>> START Task inputs

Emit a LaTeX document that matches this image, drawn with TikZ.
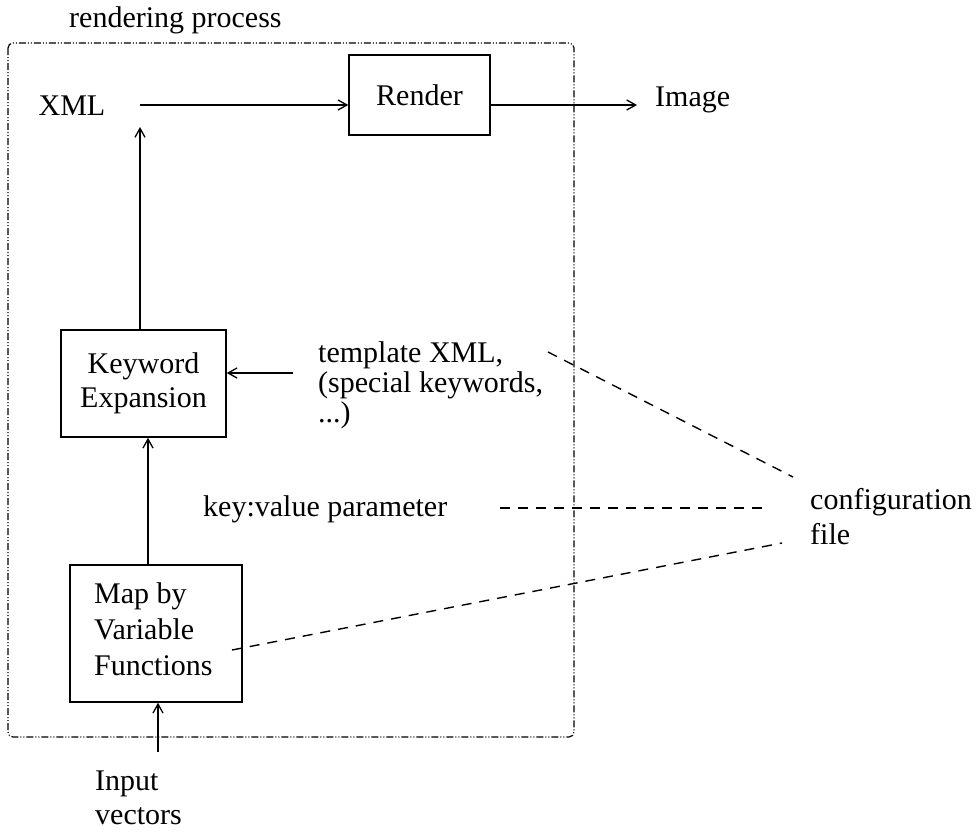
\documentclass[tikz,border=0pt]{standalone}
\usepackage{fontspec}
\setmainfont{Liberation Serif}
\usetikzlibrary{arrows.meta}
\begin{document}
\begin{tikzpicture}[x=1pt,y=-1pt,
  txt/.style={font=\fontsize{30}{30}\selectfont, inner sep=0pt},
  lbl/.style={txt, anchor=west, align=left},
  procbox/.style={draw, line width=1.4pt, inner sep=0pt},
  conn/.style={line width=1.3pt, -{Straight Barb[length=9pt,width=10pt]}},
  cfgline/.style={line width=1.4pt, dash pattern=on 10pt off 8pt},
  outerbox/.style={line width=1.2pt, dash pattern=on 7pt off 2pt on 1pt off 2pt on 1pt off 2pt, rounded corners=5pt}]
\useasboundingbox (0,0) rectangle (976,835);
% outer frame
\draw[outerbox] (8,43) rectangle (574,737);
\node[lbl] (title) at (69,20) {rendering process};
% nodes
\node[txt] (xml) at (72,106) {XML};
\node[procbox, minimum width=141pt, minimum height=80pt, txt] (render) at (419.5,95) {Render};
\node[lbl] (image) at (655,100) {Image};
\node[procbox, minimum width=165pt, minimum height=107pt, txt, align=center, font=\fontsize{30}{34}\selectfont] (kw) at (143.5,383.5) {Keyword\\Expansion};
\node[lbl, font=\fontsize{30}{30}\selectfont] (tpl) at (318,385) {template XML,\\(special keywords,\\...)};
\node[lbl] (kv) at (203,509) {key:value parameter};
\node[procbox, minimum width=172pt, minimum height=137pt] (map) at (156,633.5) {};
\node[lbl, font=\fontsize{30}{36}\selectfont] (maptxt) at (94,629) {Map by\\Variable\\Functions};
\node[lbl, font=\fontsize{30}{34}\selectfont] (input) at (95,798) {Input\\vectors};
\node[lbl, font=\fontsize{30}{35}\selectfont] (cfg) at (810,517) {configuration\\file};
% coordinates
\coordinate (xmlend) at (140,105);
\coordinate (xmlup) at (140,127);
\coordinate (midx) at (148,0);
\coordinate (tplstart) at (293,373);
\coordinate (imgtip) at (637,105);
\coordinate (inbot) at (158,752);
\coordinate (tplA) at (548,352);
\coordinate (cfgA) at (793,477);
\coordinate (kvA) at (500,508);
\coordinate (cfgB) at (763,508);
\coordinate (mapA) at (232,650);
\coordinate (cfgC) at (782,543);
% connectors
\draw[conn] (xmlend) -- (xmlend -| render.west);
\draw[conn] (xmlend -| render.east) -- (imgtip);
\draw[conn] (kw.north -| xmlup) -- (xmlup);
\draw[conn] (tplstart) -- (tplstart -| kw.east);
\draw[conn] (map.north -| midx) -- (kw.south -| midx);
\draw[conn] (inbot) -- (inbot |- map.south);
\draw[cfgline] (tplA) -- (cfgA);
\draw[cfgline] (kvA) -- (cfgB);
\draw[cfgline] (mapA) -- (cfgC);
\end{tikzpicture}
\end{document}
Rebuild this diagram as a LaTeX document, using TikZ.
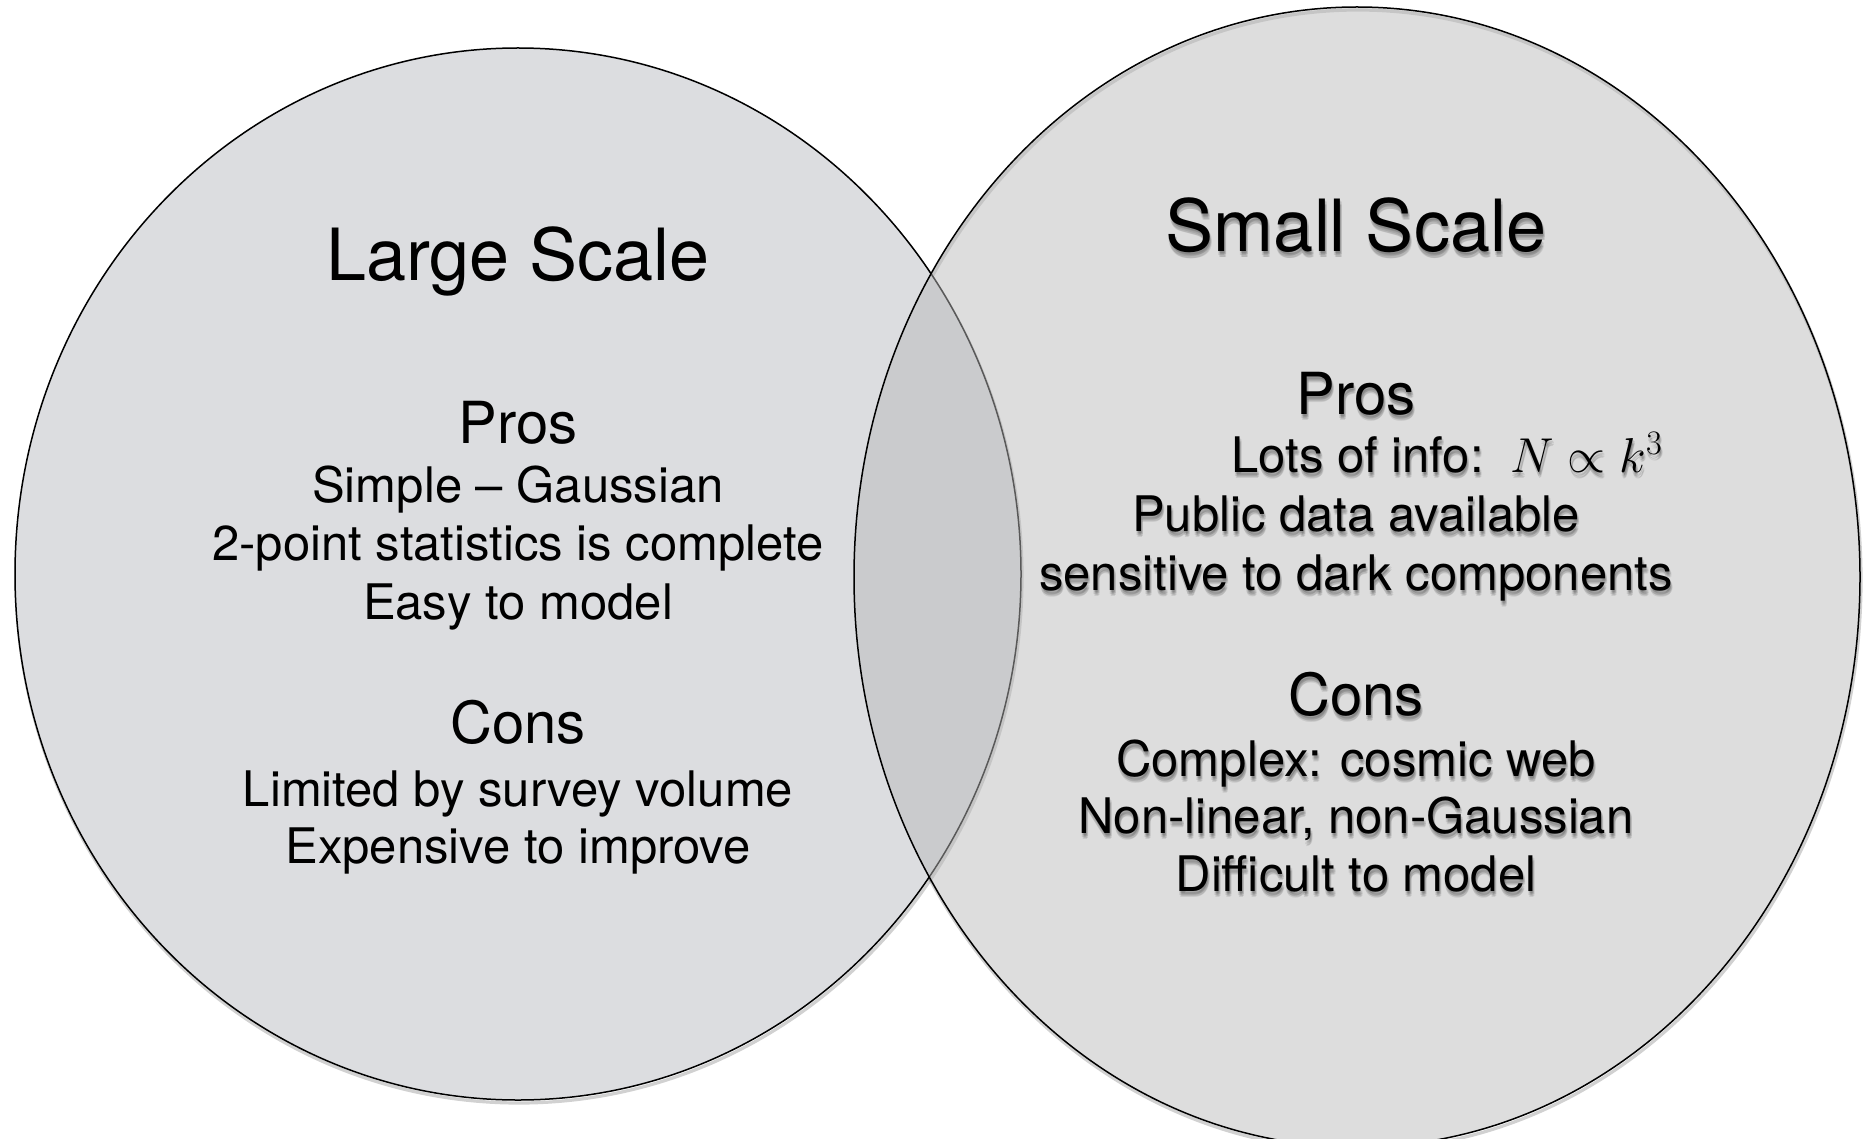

>> END Task inputs

__What this task involves__
Keep only the lines that hold the string "LaTeX", and copy them out.

__Correct result__
Emit a LaTeX document that matches this image, drawn with TikZ.
Rebuild this diagram as a LaTeX document, using TikZ.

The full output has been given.